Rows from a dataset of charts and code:
--

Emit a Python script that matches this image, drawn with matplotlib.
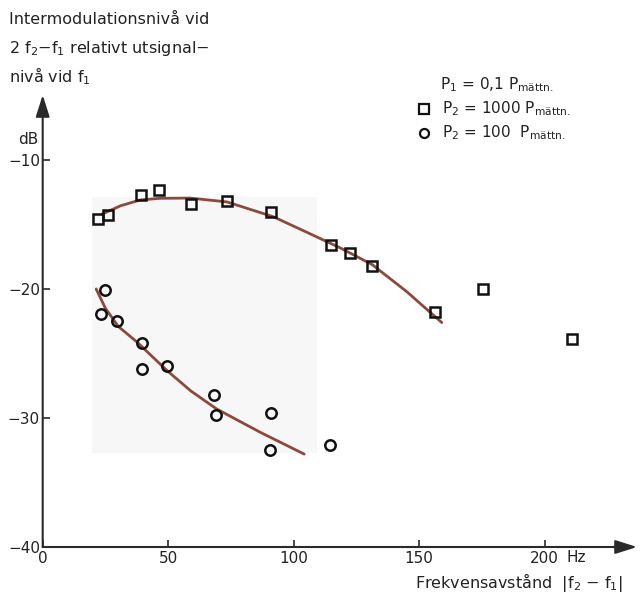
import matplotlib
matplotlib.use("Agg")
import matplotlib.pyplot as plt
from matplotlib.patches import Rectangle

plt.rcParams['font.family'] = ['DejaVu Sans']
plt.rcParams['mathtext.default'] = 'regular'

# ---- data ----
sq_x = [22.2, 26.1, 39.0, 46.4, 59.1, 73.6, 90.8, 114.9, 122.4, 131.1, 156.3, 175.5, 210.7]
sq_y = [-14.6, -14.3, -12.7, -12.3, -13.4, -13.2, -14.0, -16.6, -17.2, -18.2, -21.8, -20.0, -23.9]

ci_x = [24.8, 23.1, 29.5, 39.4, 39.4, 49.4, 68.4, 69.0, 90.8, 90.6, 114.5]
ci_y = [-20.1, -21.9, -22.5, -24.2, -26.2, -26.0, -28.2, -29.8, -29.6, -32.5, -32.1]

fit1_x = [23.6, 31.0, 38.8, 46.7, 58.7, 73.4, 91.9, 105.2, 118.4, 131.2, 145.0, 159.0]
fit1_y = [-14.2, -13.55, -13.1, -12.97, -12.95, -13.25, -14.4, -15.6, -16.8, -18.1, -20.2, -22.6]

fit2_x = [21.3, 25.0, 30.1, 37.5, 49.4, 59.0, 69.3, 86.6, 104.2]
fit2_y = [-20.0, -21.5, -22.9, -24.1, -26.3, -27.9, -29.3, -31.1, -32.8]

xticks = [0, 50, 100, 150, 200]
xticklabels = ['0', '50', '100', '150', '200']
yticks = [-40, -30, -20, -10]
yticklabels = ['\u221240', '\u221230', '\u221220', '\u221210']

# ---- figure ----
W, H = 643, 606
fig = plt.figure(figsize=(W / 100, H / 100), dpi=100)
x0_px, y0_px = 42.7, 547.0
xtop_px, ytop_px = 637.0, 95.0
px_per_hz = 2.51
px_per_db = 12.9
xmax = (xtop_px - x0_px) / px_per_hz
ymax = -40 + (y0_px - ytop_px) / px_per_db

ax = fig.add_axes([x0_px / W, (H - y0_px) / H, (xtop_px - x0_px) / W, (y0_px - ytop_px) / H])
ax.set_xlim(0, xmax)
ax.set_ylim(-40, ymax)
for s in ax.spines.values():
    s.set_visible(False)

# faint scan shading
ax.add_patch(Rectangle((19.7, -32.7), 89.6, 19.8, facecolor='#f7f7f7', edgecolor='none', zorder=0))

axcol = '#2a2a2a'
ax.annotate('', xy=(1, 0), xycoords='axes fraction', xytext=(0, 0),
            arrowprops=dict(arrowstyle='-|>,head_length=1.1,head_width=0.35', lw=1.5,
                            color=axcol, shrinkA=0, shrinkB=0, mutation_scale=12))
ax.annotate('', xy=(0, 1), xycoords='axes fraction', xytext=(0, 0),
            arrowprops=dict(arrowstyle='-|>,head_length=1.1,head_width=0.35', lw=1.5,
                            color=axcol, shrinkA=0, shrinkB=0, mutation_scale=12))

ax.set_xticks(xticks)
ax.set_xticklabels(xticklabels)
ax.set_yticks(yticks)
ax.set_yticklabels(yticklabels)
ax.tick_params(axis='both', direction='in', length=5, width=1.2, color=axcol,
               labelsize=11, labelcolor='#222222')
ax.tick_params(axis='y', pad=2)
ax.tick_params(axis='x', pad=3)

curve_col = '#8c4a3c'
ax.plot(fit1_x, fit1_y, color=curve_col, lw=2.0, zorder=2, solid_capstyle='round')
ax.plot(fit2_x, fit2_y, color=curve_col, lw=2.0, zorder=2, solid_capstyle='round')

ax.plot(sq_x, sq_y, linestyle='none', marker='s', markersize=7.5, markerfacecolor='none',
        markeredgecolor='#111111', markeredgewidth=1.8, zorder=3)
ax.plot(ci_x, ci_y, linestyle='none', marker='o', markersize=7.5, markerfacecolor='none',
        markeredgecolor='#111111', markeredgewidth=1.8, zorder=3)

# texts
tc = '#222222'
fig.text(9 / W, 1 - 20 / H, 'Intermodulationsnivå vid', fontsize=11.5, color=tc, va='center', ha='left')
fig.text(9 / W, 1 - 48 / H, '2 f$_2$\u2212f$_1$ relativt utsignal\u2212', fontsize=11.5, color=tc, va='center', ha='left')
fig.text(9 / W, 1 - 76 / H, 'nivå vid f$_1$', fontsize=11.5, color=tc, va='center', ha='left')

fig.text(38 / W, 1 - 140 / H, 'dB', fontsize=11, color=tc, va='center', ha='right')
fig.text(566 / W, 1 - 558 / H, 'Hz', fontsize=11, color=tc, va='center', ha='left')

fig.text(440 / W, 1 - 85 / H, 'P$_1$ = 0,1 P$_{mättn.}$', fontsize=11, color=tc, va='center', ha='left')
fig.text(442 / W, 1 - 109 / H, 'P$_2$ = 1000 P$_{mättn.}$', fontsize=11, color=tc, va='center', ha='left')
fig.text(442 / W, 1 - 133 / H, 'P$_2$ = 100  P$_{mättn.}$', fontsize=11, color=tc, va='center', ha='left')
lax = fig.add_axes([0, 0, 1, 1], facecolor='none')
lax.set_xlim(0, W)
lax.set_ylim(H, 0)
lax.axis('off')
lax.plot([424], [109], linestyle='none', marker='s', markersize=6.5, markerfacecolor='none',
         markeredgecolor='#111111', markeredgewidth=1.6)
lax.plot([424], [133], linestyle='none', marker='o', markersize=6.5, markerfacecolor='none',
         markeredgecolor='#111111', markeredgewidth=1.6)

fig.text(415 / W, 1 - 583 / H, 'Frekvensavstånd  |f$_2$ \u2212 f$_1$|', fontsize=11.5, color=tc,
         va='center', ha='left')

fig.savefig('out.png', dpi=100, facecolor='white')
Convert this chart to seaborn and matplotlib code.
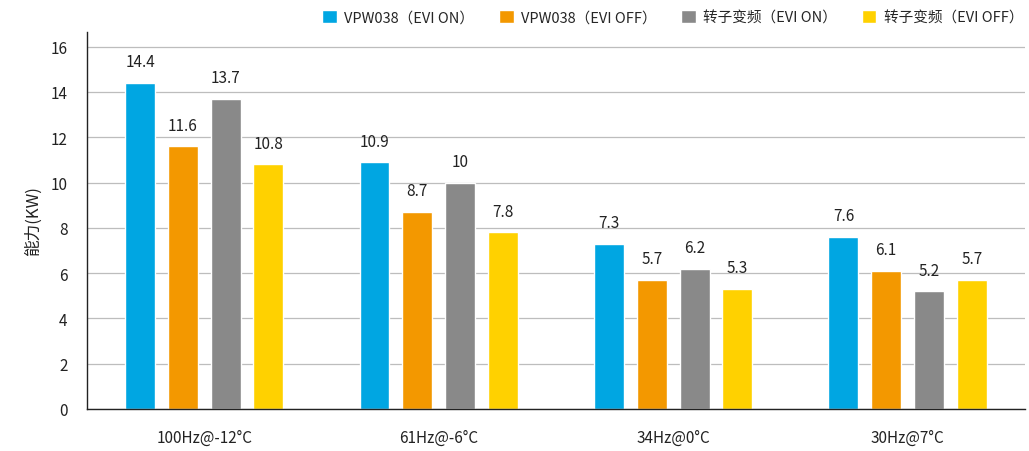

--

Problem details: Whenever "this" turns up in a line, pick that line out.

Exercise result:
Emit a Python script that matches this image, drawn with matplotlib.
Convert this chart to seaborn and matplotlib code.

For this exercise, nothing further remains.